# [Dataset extract]

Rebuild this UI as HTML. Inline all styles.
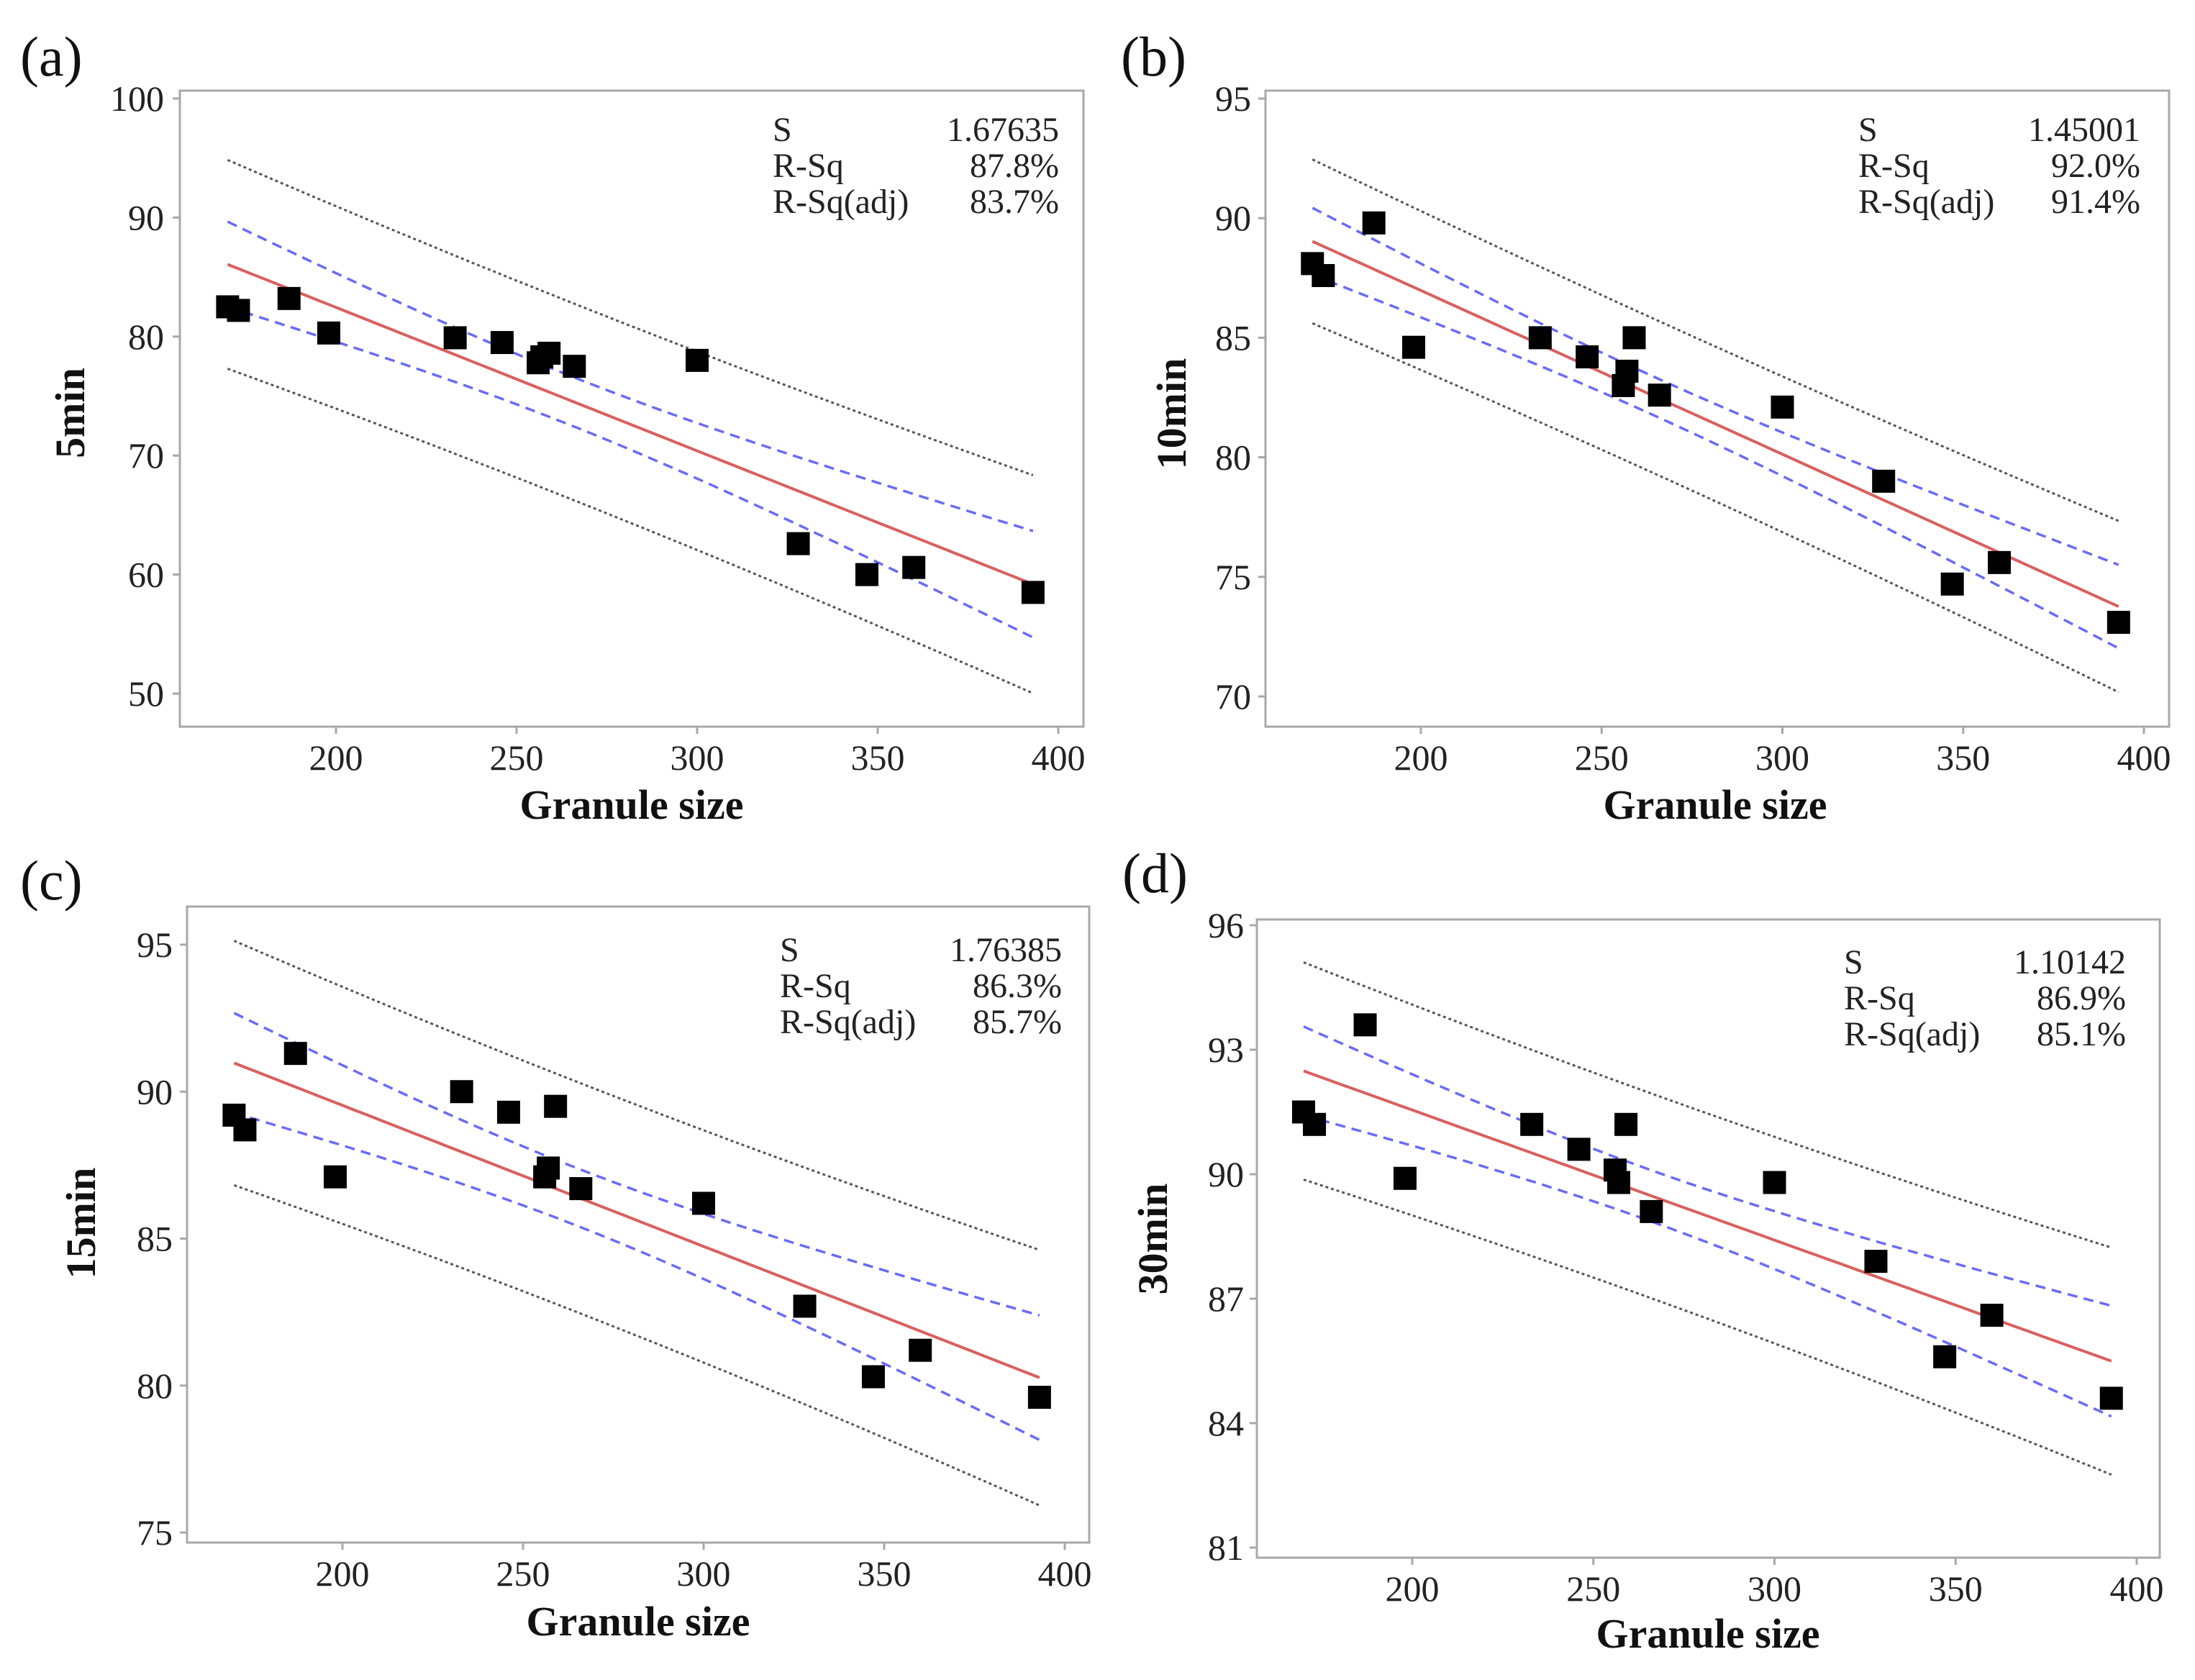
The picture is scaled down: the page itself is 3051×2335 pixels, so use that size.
<!DOCTYPE html>
<html><head><meta charset="utf-8"><style>
html,body{margin:0;padding:0;background:#fff;}
svg{display:block;}
svg text{font-family:"Liberation Serif","Times New Roman",serif;}
</style></head><body>
<svg id="fig" width="3051" height="2335" viewBox="0 0 3051 2335" xmlns="http://www.w3.org/2000/svg" font-family="Liberation Serif, serif"></svg>
<script>
// Shared x data (granule size)
const granuleSize = [170,173,187,198,233,246,256,257,259,266,300,328,347,360,393];
// Series values per panel
const y5min  = [82.5,82.2,83.2,80.3,79.9,79.5,77.8,78.3,78.6,77.5,78.0,62.6,60.0,60.6,58.5];
const y10min = [88.1,87.6,89.8,84.6,85.0,84.2,83.0,83.6,85.0,82.6,82.1,79.0,74.7,75.6,73.1];
const y15min = [89.2,88.7,91.3,87.1,90.0,89.3,87.1,87.4,89.5,86.7,86.2,82.7,80.3,81.2,79.6];
const y30min = [91.5,91.2,93.6,89.9,91.2,90.6,90.1,89.8,91.2,89.1,89.8,87.9,85.6,86.6,84.6];
// Tick labels
const xTicks = [200,250,300,350,400];
const yTicksA = [50,60,70,80,90,100];
const yTicksB = [70,75,80,85,90,95];
const yTicksC = [75,80,85,90,95];
const yTicksD = [81,84,87,90,93,96];
// Printed statistics
const statsA = ["1.67635","87.8%","83.7%"];
const statsB = ["1.45001","92.0%","91.4%"];
const statsC = ["1.76385","86.3%","85.7%"];
const statsD = ["1.10142","86.9%","85.1%"];
const statNames = ["S","R-Sq","R-Sq(adj)"];

const NS="http://www.w3.org/2000/svg";
const svg=document.getElementById('fig');
function el(tag,attrs,parent){const e=document.createElementNS(NS,tag);for(const k in attrs)e.setAttribute(k,attrs[k]);if(tag==='text')e.setAttribute('font-family','Liberation Serif, serif');(parent||svg).appendChild(e);return e;}

const panels=[
 {id:'a',letter:'(a)',lx:28,ly:105,ys:y5min,yt:yTicksA,stats:statsA,title:'5min',
  fx0:250,fx1:1506,fy0:126,fy1:1010, x200:467,x400:1471, yv0:50,yp0:964,yv1:100,yp1:137,
  tlx:98,tly:574, xtx:878,xty:1138, sx:1074,sr:1472,sy:196, tickR:228},
 {id:'b',letter:'(b)',lx:1558,ly:105,ys:y10min,yt:yTicksB,stats:statsB,title:'10min',
  fx0:1759,fx1:3015,fy0:126,fy1:1010, x200:1975,x400:2980, yv0:70,yp0:968,yv1:95,yp1:137,
  tlx:1629,tly:575, xtx:2384,xty:1138, sx:2583,sr:2975,sy:196, tickR:1739},
 {id:'c',letter:'(c)',lx:28,ly:1250,ys:y15min,yt:yTicksC,stats:statsC,title:'15min',
  fx0:260,fx1:1514,fy0:1260,fy1:2144, x200:476,x400:1480, yv0:75,yp0:2130,yv1:95,yp1:1313,
  tlx:113,tly:1700, xtx:887,xty:2273, sx:1084,sr:1476,sy:1336, tickR:240},
 {id:'d',letter:'(d)',lx:1560,ly:1240,ys:y30min,yt:yTicksD,stats:statsD,title:'30min',
  fx0:1747,fx1:3002,fy0:1278,fy1:2165, x200:1963,x400:2970, yv0:81,yp0:2151,yv1:96,yp1:1286,
  tlx:1603,tly:1722, xtx:2374,xty:2290, sx:2563,sr:2955,sy:1353, tickR:1729}
];

panels.forEach(p=>{
  const g=el('g',{});
  
  
  const X=v=>p.x200+(v-200)*(p.x400-p.x200)/200;
  const Y=v=>p.yp0+(v-p.yv0)*(p.yp1-p.yp0)/(p.yv1-p.yv0);

  const lt=el('text',{x:p.lx,y:p.ly,'font-size':78,fill:'#111'},g);lt.textContent=p.letter;
  
  

  const fr=el('rect',{x:p.fx0,y:p.fy0,width:p.fx1-p.fx0,height:p.fy1-p.fy0,fill:'none',stroke:'#a8a8a8','stroke-width':3},g);
  
  

  p.yt.forEach(t=>{
    const yy=Y(t);
    const tk=el('line',{x1:p.fx0-10,x2:p.fx0,y1:yy,y2:yy,stroke:'#a8a8a8','stroke-width':3},g);
    
    
    const tx=el('text',{x:p.tickR,y:yy+17,'font-size':50,'text-anchor':'end',fill:'#222'},g);tx.textContent=t;
    
    
  });
  xTicks.forEach(t=>{
    const xx=X(t);
    const tk=el('line',{x1:xx,x2:xx,y1:p.fy1,y2:p.fy1+10,stroke:'#a8a8a8','stroke-width':3},g);
    
    
    const tx=el('text',{x:xx,y:p.fy1+60,'font-size':50,'text-anchor':'middle',fill:'#222'},g);tx.textContent=t;
    
    
  });

  const xt=el('text',{x:p.xtx,y:p.xty,'font-size':58,'font-weight':'bold','text-anchor':'middle',fill:'#111'},g);xt.textContent='Granule size';
  
  
  const yt=el('text',{x:0,y:0,'font-size':58,'font-weight':'bold','text-anchor':'middle',fill:'#111',transform:`translate(${p.tlx+19},${p.tly}) rotate(-90)`},g);yt.textContent=p.title;
  
  

  statNames.forEach((n,i)=>{
    const a=el('text',{x:p.sx,y:p.sy+i*50,'font-size':48,fill:'#222'},g);a.textContent=n;
    
    
    const b=el('text',{x:p.sr,y:p.sy+i*50,'font-size':48,'text-anchor':'end',fill:'#222'},g);b.textContent=p.stats[i];
    
    
  });

  // regression with 95% CI / PI computed from the data
  const xs=granuleSize, ys=p.ys, n=xs.length;
  const mx=xs.reduce((a,b)=>a+b,0)/n, my=ys.reduce((a,b)=>a+b,0)/n;
  let sxx=0,sxy=0;for(let i=0;i<n;i++){sxx+=(xs[i]-mx)**2;sxy+=(xs[i]-mx)*(ys[i]-my);}
  const b1=sxy/sxx,b0=my-b1*mx;
  let sse=0;for(let i=0;i<n;i++)sse+=(ys[i]-b0-b1*xs[i])**2;
  const s=Math.sqrt(sse/(n-2)), tv=2.160;
  const xmin=Math.min(...xs),xmax=Math.max(...xs);
  const curve=(f)=>{let d='';for(let k=0;k<=60;k++){const x=xmin+(xmax-xmin)*k/60;d+=(k?'L':'M')+X(x).toFixed(1)+' '+Y(f(x)).toFixed(1);}return d;};
  const fit=x=>b0+b1*x;
  const ci=x=>tv*s*Math.sqrt(1/n+(x-mx)**2/sxx);
  const pi=x=>tv*s*Math.sqrt(1+1/n+(x-mx)**2/sxx);
  const defs=[
    ['pi-upper',x=>fit(x)+pi(x),'#555','4 4',3],
    ['pi-lower',x=>fit(x)-pi(x),'#555','4 4',3],
    ['ci-upper',x=>fit(x)+ci(x),'#6b6bf5','14 9',3.5],
    ['ci-lower',x=>fit(x)-ci(x),'#6b6bf5','14 9',3.5],
    ['fit-line',fit,'#d9605e','none',4]];
  defs.forEach(([nm,f,c,da,w])=>{
    const pa=el('path',{d:curve(f),fill:'none',stroke:c,'stroke-width':w,'stroke-dasharray':da},g);
    
    
  });
  for(let i=0;i<n;i++){
    const r=el('rect',{x:X(xs[i])-16,y:Y(ys[i])-16,width:32,height:32,fill:'#000'},g);
    
    
  }
});
</script>
</body></html>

# [Task brief]
Write out the whole listing exactly, and drop the pictures.

# [Answer to the problem]
Rebuild this UI as HTML. Inline all styles.
The picture is scaled down: the page itself is 3051×2335 pixels, so use that size.
<!DOCTYPE html>
<html><head><meta charset="utf-8"><style>
html,body{margin:0;padding:0;background:#fff;}
svg{display:block;}
svg text{font-family:"Liberation Serif","Times New Roman",serif;}
</style></head><body>
<svg id="fig" width="3051" height="2335" viewBox="0 0 3051 2335" xmlns="http://www.w3.org/2000/svg" font-family="Liberation Serif, serif"></svg>
<script>
// Shared x data (granule size)
const granuleSize = [170,173,187,198,233,246,256,257,259,266,300,328,347,360,393];
// Series values per panel
const y5min  = [82.5,82.2,83.2,80.3,79.9,79.5,77.8,78.3,78.6,77.5,78.0,62.6,60.0,60.6,58.5];
const y10min = [88.1,87.6,89.8,84.6,85.0,84.2,83.0,83.6,85.0,82.6,82.1,79.0,74.7,75.6,73.1];
const y15min = [89.2,88.7,91.3,87.1,90.0,89.3,87.1,87.4,89.5,86.7,86.2,82.7,80.3,81.2,79.6];
const y30min = [91.5,91.2,93.6,89.9,91.2,90.6,90.1,89.8,91.2,89.1,89.8,87.9,85.6,86.6,84.6];
// Tick labels
const xTicks = [200,250,300,350,400];
const yTicksA = [50,60,70,80,90,100];
const yTicksB = [70,75,80,85,90,95];
const yTicksC = [75,80,85,90,95];
const yTicksD = [81,84,87,90,93,96];
// Printed statistics
const statsA = ["1.67635","87.8%","83.7%"];
const statsB = ["1.45001","92.0%","91.4%"];
const statsC = ["1.76385","86.3%","85.7%"];
const statsD = ["1.10142","86.9%","85.1%"];
const statNames = ["S","R-Sq","R-Sq(adj)"];

const NS="http://www.w3.org/2000/svg";
const svg=document.getElementById('fig');
function el(tag,attrs,parent){const e=document.createElementNS(NS,tag);for(const k in attrs)e.setAttribute(k,attrs[k]);if(tag==='text')e.setAttribute('font-family','Liberation Serif, serif');(parent||svg).appendChild(e);return e;}

const panels=[
 {id:'a',letter:'(a)',lx:28,ly:105,ys:y5min,yt:yTicksA,stats:statsA,title:'5min',
  fx0:250,fx1:1506,fy0:126,fy1:1010, x200:467,x400:1471, yv0:50,yp0:964,yv1:100,yp1:137,
  tlx:98,tly:574, xtx:878,xty:1138, sx:1074,sr:1472,sy:196, tickR:228},
 {id:'b',letter:'(b)',lx:1558,ly:105,ys:y10min,yt:yTicksB,stats:statsB,title:'10min',
  fx0:1759,fx1:3015,fy0:126,fy1:1010, x200:1975,x400:2980, yv0:70,yp0:968,yv1:95,yp1:137,
  tlx:1629,tly:575, xtx:2384,xty:1138, sx:2583,sr:2975,sy:196, tickR:1739},
 {id:'c',letter:'(c)',lx:28,ly:1250,ys:y15min,yt:yTicksC,stats:statsC,title:'15min',
  fx0:260,fx1:1514,fy0:1260,fy1:2144, x200:476,x400:1480, yv0:75,yp0:2130,yv1:95,yp1:1313,
  tlx:113,tly:1700, xtx:887,xty:2273, sx:1084,sr:1476,sy:1336, tickR:240},
 {id:'d',letter:'(d)',lx:1560,ly:1240,ys:y30min,yt:yTicksD,stats:statsD,title:'30min',
  fx0:1747,fx1:3002,fy0:1278,fy1:2165, x200:1963,x400:2970, yv0:81,yp0:2151,yv1:96,yp1:1286,
  tlx:1603,tly:1722, xtx:2374,xty:2290, sx:2563,sr:2955,sy:1353, tickR:1729}
];

panels.forEach(p=>{
  const g=el('g',{});
  
  
  const X=v=>p.x200+(v-200)*(p.x400-p.x200)/200;
  const Y=v=>p.yp0+(v-p.yv0)*(p.yp1-p.yp0)/(p.yv1-p.yv0);

  const lt=el('text',{x:p.lx,y:p.ly,'font-size':78,fill:'#111'},g);lt.textContent=p.letter;
  
  

  const fr=el('rect',{x:p.fx0,y:p.fy0,width:p.fx1-p.fx0,height:p.fy1-p.fy0,fill:'none',stroke:'#a8a8a8','stroke-width':3},g);
  
  

  p.yt.forEach(t=>{
    const yy=Y(t);
    const tk=el('line',{x1:p.fx0-10,x2:p.fx0,y1:yy,y2:yy,stroke:'#a8a8a8','stroke-width':3},g);
    
    
    const tx=el('text',{x:p.tickR,y:yy+17,'font-size':50,'text-anchor':'end',fill:'#222'},g);tx.textContent=t;
    
    
  });
  xTicks.forEach(t=>{
    const xx=X(t);
    const tk=el('line',{x1:xx,x2:xx,y1:p.fy1,y2:p.fy1+10,stroke:'#a8a8a8','stroke-width':3},g);
    
    
    const tx=el('text',{x:xx,y:p.fy1+60,'font-size':50,'text-anchor':'middle',fill:'#222'},g);tx.textContent=t;
    
    
  });

  const xt=el('text',{x:p.xtx,y:p.xty,'font-size':58,'font-weight':'bold','text-anchor':'middle',fill:'#111'},g);xt.textContent='Granule size';
  
  
  const yt=el('text',{x:0,y:0,'font-size':58,'font-weight':'bold','text-anchor':'middle',fill:'#111',transform:`translate(${p.tlx+19},${p.tly}) rotate(-90)`},g);yt.textContent=p.title;
  
  

  statNames.forEach((n,i)=>{
    const a=el('text',{x:p.sx,y:p.sy+i*50,'font-size':48,fill:'#222'},g);a.textContent=n;
    
    
    const b=el('text',{x:p.sr,y:p.sy+i*50,'font-size':48,'text-anchor':'end',fill:'#222'},g);b.textContent=p.stats[i];
    
    
  });

  // regression with 95% CI / PI computed from the data
  const xs=granuleSize, ys=p.ys, n=xs.length;
  const mx=xs.reduce((a,b)=>a+b,0)/n, my=ys.reduce((a,b)=>a+b,0)/n;
  let sxx=0,sxy=0;for(let i=0;i<n;i++){sxx+=(xs[i]-mx)**2;sxy+=(xs[i]-mx)*(ys[i]-my);}
  const b1=sxy/sxx,b0=my-b1*mx;
  let sse=0;for(let i=0;i<n;i++)sse+=(ys[i]-b0-b1*xs[i])**2;
  const s=Math.sqrt(sse/(n-2)), tv=2.160;
  const xmin=Math.min(...xs),xmax=Math.max(...xs);
  const curve=(f)=>{let d='';for(let k=0;k<=60;k++){const x=xmin+(xmax-xmin)*k/60;d+=(k?'L':'M')+X(x).toFixed(1)+' '+Y(f(x)).toFixed(1);}return d;};
  const fit=x=>b0+b1*x;
  const ci=x=>tv*s*Math.sqrt(1/n+(x-mx)**2/sxx);
  const pi=x=>tv*s*Math.sqrt(1+1/n+(x-mx)**2/sxx);
  const defs=[
    ['pi-upper',x=>fit(x)+pi(x),'#555','4 4',3],
    ['pi-lower',x=>fit(x)-pi(x),'#555','4 4',3],
    ['ci-upper',x=>fit(x)+ci(x),'#6b6bf5','14 9',3.5],
    ['ci-lower',x=>fit(x)-ci(x),'#6b6bf5','14 9',3.5],
    ['fit-line',fit,'#d9605e','none',4]];
  defs.forEach(([nm,f,c,da,w])=>{
    const pa=el('path',{d:curve(f),fill:'none',stroke:c,'stroke-width':w,'stroke-dasharray':da},g);
    
    
  });
  for(let i=0;i<n;i++){
    const r=el('rect',{x:X(xs[i])-16,y:Y(ys[i])-16,width:32,height:32,fill:'#000'},g);
    
    
  }
});
</script>
</body></html>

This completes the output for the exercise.